Despite demonstrating clear drug-like properties (particularly ClogP), the molecules have not been analysed in another significant property indicative of the likelihood of observing drug-like behaviour: molecular weight. While molecular complexity offers the possibility of tighter target binding, it also decreases the chances of observing binding in any given target site. This is correlated with molecular weight, where it is estimated that each heavy atom added to the molecule increases the number of potential structures by a factor of 10.1 The chances of finding hit molecules is increased when screening molecules with lower molecular weight (due to better sampling of chemical space), albeit with potentially weaker binding (cf. fragment-based design).

The six CtD molecules displayed above lie in the molecular weight range of 353 to 505, outside of the optimal range of 200 to 350 for lead compounds, though within the boundaries of the Lipinski rule of 5 for drug-like molecules.

This approach is, of course, not limited to the derivatisation of the natural products or classes presented within this paper, but that similar structural modifications may be carried out on any readily available complex molecules to prepare diverse structures with drug-like properties.

1. A. Nadin, C. Hattotuwagama, I. Churcher Angew. Chem. Int. Ed. 2012, 51, 1114 and references 27-29 therein.

Solar-Driven Incorporation of Carbon Dioxide into α-Amino Ketones

Naoki Ishida, Yasuhiro Shimamoto, and Masahiro Murakami
Angew.

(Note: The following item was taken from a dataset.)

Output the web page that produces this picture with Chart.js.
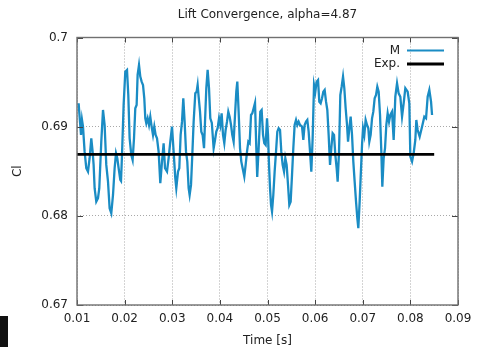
<!DOCTYPE html>
<html>
<head>
<meta charset="utf-8">
<script src="https://cdn.jsdelivr.net/npm/chart.js@4.4.0/dist/chart.umd.min.js"></script>
<style>
  body { margin: 0; background: #fff; }
  #wrap { position: relative; width: 480px; height: 347px; }
  #edge { position: absolute; left: 0; top: 316px; width: 8px; height: 31px; background: #111; }
</style>
</head>
<body>
<div id="wrap">
  <canvas id="liftChart" width="480" height="347"></canvas>
  <div id="edge"></div>
</div>
<script>
// lift coefficient history of run M
const timeM = [
  0.01021, 0.01034, 0.01063, 0.01084, 0.01105, 0.01126, 0.01160, 0.01195, 0.01231, 0.01265,
  0.01300, 0.01328, 0.01349, 0.01370, 0.01405, 0.01441, 0.01468, 0.01510, 0.01546, 0.01580,
  0.01615, 0.01651, 0.01685, 0.01720, 0.01756, 0.01790, 0.01819, 0.01846, 0.01874, 0.01909,
  0.01924, 0.01945, 0.01979, 0.02014, 0.02050, 0.02077, 0.02105, 0.02140, 0.02168, 0.02197,
  0.02224, 0.02252, 0.02273, 0.02302, 0.02329, 0.02357, 0.02386, 0.02413, 0.02434, 0.02455,
  0.02483, 0.02512, 0.02539, 0.02567, 0.02596, 0.02623, 0.02651, 0.02680, 0.02714, 0.02749,
  0.02785, 0.02819, 0.02848, 0.02890, 0.02924, 0.02959, 0.02995, 0.03029, 0.03064, 0.03085,
  0.03121, 0.03148, 0.03176, 0.03205, 0.03232, 0.03260, 0.03289, 0.03316, 0.03344, 0.03365,
  0.03394, 0.03421, 0.03449, 0.03484, 0.03512, 0.03533, 0.03554, 0.03583, 0.03610, 0.03638,
  0.03667, 0.03688, 0.03715, 0.03743, 0.03772, 0.03799, 0.03831, 0.03869, 0.03898, 0.03925,
  0.03953, 0.03982, 0.04009, 0.04037, 0.04066, 0.04093, 0.04121, 0.04150, 0.04177, 0.04205,
  0.04234, 0.04261, 0.04289, 0.04318, 0.04345, 0.04366, 0.04394, 0.04423, 0.04450, 0.04478,
  0.04513, 0.04541, 0.04570, 0.04597, 0.04625, 0.04654, 0.04681, 0.04709, 0.04738, 0.04765,
  0.04784, 0.04814, 0.04849, 0.04877, 0.04906, 0.04933, 0.04961, 0.04990, 0.05011, 0.05032,
  0.05053, 0.05074, 0.05095, 0.05122, 0.05150, 0.05179, 0.05206, 0.05234, 0.05263, 0.05290,
  0.05318, 0.05347, 0.05374, 0.05402, 0.05431, 0.05458, 0.05486, 0.05515, 0.05542, 0.05570,
  0.05599, 0.05626, 0.05654, 0.05683, 0.05725, 0.05752, 0.05780, 0.05809, 0.05836, 0.05864,
  0.05893, 0.05920, 0.05948, 0.05977, 0.06004, 0.06032, 0.06061, 0.06088, 0.06116, 0.06145,
  0.06172, 0.06200, 0.06229, 0.06256, 0.06284, 0.06313, 0.06340, 0.06368, 0.06397, 0.06424,
  0.06452, 0.06473, 0.06502, 0.06529, 0.06557, 0.06586, 0.06613, 0.06641, 0.06670, 0.06691,
  0.06718, 0.06746, 0.06775, 0.06802, 0.06830, 0.06859, 0.06886, 0.06907, 0.06935, 0.06964,
  0.06985, 0.07006, 0.07033, 0.07061, 0.07090, 0.07117, 0.07138, 0.07166, 0.07195, 0.07222,
  0.07250, 0.07279, 0.07306, 0.07334, 0.07363, 0.07390, 0.07411, 0.07439, 0.07468, 0.07495,
  0.07523, 0.07552, 0.07579, 0.07615, 0.07649, 0.07684, 0.07720, 0.07754, 0.07789, 0.07825,
  0.07859, 0.07894, 0.07943, 0.07978, 0.07999, 0.08035, 0.08069, 0.08104, 0.08125, 0.08153,
  0.08195, 0.08245, 0.08293, 0.08329, 0.08363, 0.08398, 0.08434, 0.08455
];
const clM = [
  0.69243, 0.69262, 0.69056, 0.68907, 0.69075, 0.69000, 0.68720, 0.68534, 0.68496, 0.68646,
  0.68870, 0.68720, 0.68571, 0.68310, 0.68159, 0.68197, 0.68310, 0.68832, 0.69187, 0.69019,
  0.68571, 0.68384, 0.68085, 0.68029, 0.68234, 0.68534, 0.68702, 0.68646, 0.68534, 0.68403,
  0.68391, 0.68683, 0.69243, 0.69617, 0.69636, 0.69355, 0.68870, 0.68683, 0.68627, 0.68870,
  0.69206, 0.69243, 0.69580, 0.69692, 0.69561, 0.69505, 0.69468, 0.69318, 0.69094, 0.69038,
  0.69094, 0.69019, 0.69112, 0.69000, 0.68907, 0.69000, 0.68907, 0.68870, 0.68720, 0.68366,
  0.68608, 0.68814, 0.68534, 0.68496, 0.68646, 0.68832, 0.69000, 0.68720, 0.68422, 0.68310,
  0.68496, 0.68534, 0.68907, 0.69056, 0.69318, 0.69056, 0.68720, 0.68608, 0.68310, 0.68234,
  0.68347, 0.68683, 0.69056, 0.69374, 0.69392, 0.69468, 0.69336, 0.69168, 0.68944, 0.68907,
  0.68758, 0.69056, 0.69431, 0.69636, 0.69431, 0.69094, 0.69042, 0.68758, 0.68851, 0.68944,
  0.68982, 0.69094, 0.69019, 0.69150, 0.68907, 0.68814, 0.68963, 0.69056, 0.69168, 0.69112,
  0.69019, 0.68907, 0.68832, 0.69131, 0.69392, 0.69505, 0.69168, 0.68758, 0.68608, 0.68534,
  0.68440, 0.68571, 0.68720, 0.68832, 0.68814, 0.69131, 0.69150, 0.69206, 0.69266, 0.68758,
  0.68436, 0.68758, 0.69168, 0.69187, 0.68907, 0.68814, 0.68795, 0.69094, 0.68907, 0.68571,
  0.68310, 0.68122, 0.68047, 0.68234, 0.68496, 0.68720, 0.68944, 0.68982, 0.68963, 0.68720,
  0.68571, 0.68496, 0.68646, 0.68571, 0.68347, 0.68122, 0.68159, 0.68459, 0.68758, 0.69019,
  0.69075, 0.69019, 0.69056, 0.69019, 0.69000, 0.68851, 0.69019, 0.69056, 0.69075, 0.68944,
  0.68720, 0.68496, 0.68870, 0.69468, 0.69392, 0.69505, 0.69524, 0.69280, 0.69262, 0.69318,
  0.69392, 0.69411, 0.69280, 0.69187, 0.68907, 0.68571, 0.68758, 0.68926, 0.68907, 0.68683,
  0.68534, 0.68384, 0.68720, 0.69355, 0.69448, 0.69561, 0.69431, 0.69206, 0.69019, 0.68832,
  0.68982, 0.69112, 0.68907, 0.68608, 0.68384, 0.68159, 0.67973, 0.67861, 0.68159, 0.68534,
  0.68795, 0.68982, 0.68907, 0.69075, 0.69019, 0.68982, 0.68832, 0.68907, 0.69094, 0.69168,
  0.69318, 0.69355, 0.69448, 0.69392, 0.69131, 0.68720, 0.68327, 0.68646, 0.68758, 0.69019,
  0.69150, 0.69056, 0.69131, 0.69168, 0.68851, 0.69336, 0.69487, 0.69374, 0.69336, 0.69112,
  0.69262, 0.69431, 0.69392, 0.69262, 0.68664, 0.68608, 0.68702, 0.68851, 0.69075, 0.68963,
  0.68888, 0.69000, 0.69112, 0.69094, 0.69336, 0.69411, 0.69280, 0.69131
];

// experimental reference value
const timeExp = [0.01, 0.085];
const clExp = [0.6869, 0.6869];

const xTicks = [0.01, 0.02, 0.03, 0.04, 0.05, 0.06, 0.07, 0.08, 0.09];
const xTickLabels = ['0.01', '0.02', '0.03', '0.04', '0.05', '0.06', '0.07', '0.08', '0.09'];
const yTicks = [0.67, 0.68, 0.69, 0.70];
const yTickLabels = ['0.67', '0.68', '0.69', '0.7'];

const seriesNames = ['M', 'Exp.'];
const seriesColors = ['#1a8cc4', '#000000'];

const toPoints = (xs, ys) => xs.map((x, i) => ({ x: x, y: ys[i] }));

Chart.defaults.font.family = "'DejaVu Sans', sans-serif";
Chart.defaults.font.size = 12;
Chart.defaults.color = '#222';

// gnuplot-like frame, inward ticks, title and key
const framePlugin = {
  id: 'frame',
  afterDraw(chart) {
    const { ctx, chartArea: a, scales } = chart;
    ctx.save();
    ctx.strokeStyle = '#444';
    ctx.lineWidth = 1;
    ctx.beginPath();
    xTicks.forEach(v => {
      const px = Math.round(scales.x.getPixelForValue(v)) + 0.5;
      ctx.moveTo(px, a.bottom); ctx.lineTo(px, a.bottom - 5);
      ctx.moveTo(px, a.top); ctx.lineTo(px, a.top + 5);
    });
    yTicks.forEach(v => {
      const py = Math.round(scales.y.getPixelForValue(v)) + 0.5;
      ctx.moveTo(a.left, py); ctx.lineTo(a.left + 6, py);
      ctx.moveTo(a.right, py); ctx.lineTo(a.right - 6, py);
    });
    ctx.stroke();

    ctx.strokeStyle = '#707070';
    ctx.lineWidth = 1.4;
    ctx.strokeRect(a.left, a.top, a.right - a.left, a.bottom - a.top);

    ctx.fillStyle = '#222';
    ctx.font = "12px 'DejaVu Sans', sans-serif";
    ctx.textAlign = 'center';
    ctx.textBaseline = 'middle';
    ctx.fillText('Lift Convergence, alpha=4.87', (a.left + a.right) / 2, 15);

    // key, text then line sample
    const rows = [50.5, 64];
    ctx.textAlign = 'right';
    seriesNames.forEach((name, i) => {
      ctx.fillStyle = '#222';
      ctx.fillText(name, 400, rows[i]);
      ctx.strokeStyle = seriesColors[i];
      ctx.lineWidth = i === 0 ? 2 : 2.8;
      ctx.beginPath();
      ctx.moveTo(407, rows[i]);
      ctx.lineTo(444, rows[i]);
      ctx.stroke();
    });
    ctx.restore();
  }
};

new Chart(document.getElementById('liftChart'), {
  type: 'line',
  data: {
    datasets: [
      {
        label: seriesNames[1],
        data: toPoints(timeExp, clExp),
        borderColor: seriesColors[1],
        borderWidth: 2.8,
        pointRadius: 0,
        order: 0
      },
      {
        label: seriesNames[0],
        data: toPoints(timeM, clM),
        borderColor: seriesColors[0],
        borderWidth: 2.3,
        pointRadius: 0,
        tension: 0,
        order: 1
      }
    ]
  },
  options: {
    responsive: false,
    animation: false,
    devicePixelRatio: 1,
    layout: { padding: { left: 0, top: 37.5, right: 22, bottom: 0 } },
    scales: {
      x: {
        type: 'linear',
        min: 0.01,
        max: 0.09,
        afterBuildTicks: s => { s.ticks = xTicks.map(v => ({ value: v })); },
        afterFit: s => { s.height = 42; },
        ticks: {
          padding: 7,
          maxRotation: 0,
          autoSkip: false,
          callback: (v, i) => xTickLabels[i]
        },
        grid: { color: '#a8a8a8', drawTicks: false },
        border: { display: false, dash: [1, 2] },
        title: { display: true, text: 'Time [s]', padding: { top: 0, bottom: -1 } }
      },
      y: {
        type: 'linear',
        min: 0.67,
        max: 0.70,
        afterBuildTicks: s => { s.ticks = yTicks.map(v => ({ value: v })); },
        afterFit: s => { s.width = 77; },
        ticks: {
          padding: 9,
          autoSkip: false,
          callback: (v, i) => yTickLabels[i]
        },
        grid: { color: '#a8a8a8', drawTicks: false },
        border: { display: false, dash: [1, 2] },
        title: { display: true, text: 'Cl', padding: { top: 11, bottom: 0 } }
      }
    },
    plugins: {
      legend: { display: false },
      title: { display: false },
      tooltip: { enabled: false }
    }
  },
  plugins: [framePlugin]
});
</script>
</body>
</html>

Chem. Int. Ed.
DOI: 10.1002/anie.201206166

Preparation of cyclic carbonates by incorporation of CO2 into strained cyclic systems is well known and widely exploited. A standard synthesis of these compounds is through addition of epoxide into CO2 followed by ring expansion. Murakami and co-workers take a similar approach in cyclic carbonate synthesis in order to demonstrate a process involving 2 goals in green chemistry: CO2 incorporation, and sunlight activation.

The authors show that azetidine derivatives can be prepared from α-methylaminoketones through irradiation with sunlight alone. These high energy intermediates are relatively stable and their stored solar energy can be released in reaction with CO2 under mild conditions. The reaction can tolerate various aryl groups, but chain length is fixed as a hydroxypyrrolidine derivative is too stable to undergo ring opening.

Substitution of Two Fluorine Atoms in a Trifluoromethyl Group: Regioselective Synthesis of 3-Fluoropyrazoles

Kohei Fuchibe, Masaki Takahashi, and Junji Ichikawa
Angew. Chem. Int. Ed.
DOI: 10.1002/anie.201206946

We don’t often consider the trifluoromethyl group as a reactive centre. But it is, of course, a highly polarised moiety and, under the right conditions, fluoride can act as a competent leaving group. Ichikawa and coworkers employ hydrazines as nucleophiles in two successive displacements of fluoride from vinyl trifluoromethyl adducts to give 3-fluoropyrazole scaffolds.

After testing other possible reaction pathways, they postulate that the reactive intermediate in the cyclisation step, after loss of the tosyl anion, is an azomethine ylide.